Trina Hosmer

Personal information
- Full name: Trina Arlene Barton Hosmer
- Born: March 28, 1945 (age 80) Watertown, New York, United States

Sport
- Sport: Cross-country skiing

= Trina Hosmer =

American cross-country skier (born 1945)

Trina Hosmer (born March 28, 1945) is an American cross-country skier. She competed in the women's 10 kilometre at the 1972 Winter Olympics. Hosmer is a graduate of the University of Vermont, where she was a member of the school's cross-country ski team.

==Personal life==
Hosmer was introduced to cross-country skiing at the University of Vermont by her boyfriend, and future husband, Dave Hosmer.
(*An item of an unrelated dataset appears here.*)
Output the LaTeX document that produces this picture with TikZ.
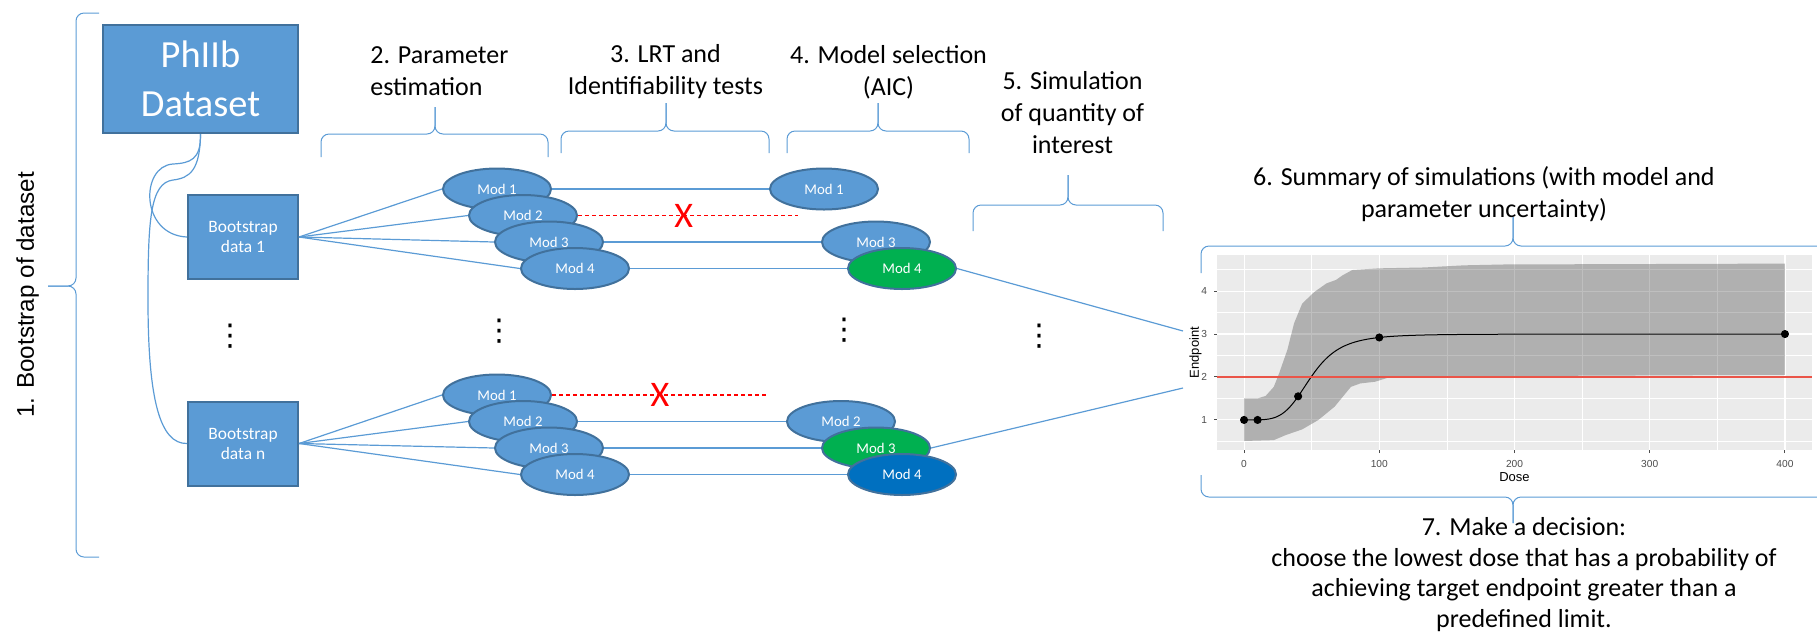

Hosmer graduated from SUNY Potsdam in 1966 and earned her master's degree at Vermont in 1968. She and her husband later became faculty members at the University of Massachusetts, where she was a statistical software consultant. Hosmer was also a nationally caliber 1,500 meter runner, in addition to her cross-country skiing. She later became an active masters racer and Nordic ski instructor. Into her 70s, she had won over 30 gold medals at the Masters World Championships. Hosmer won three gold medals in the 2019 Masters World Cup competition in Beitostølen, Norway.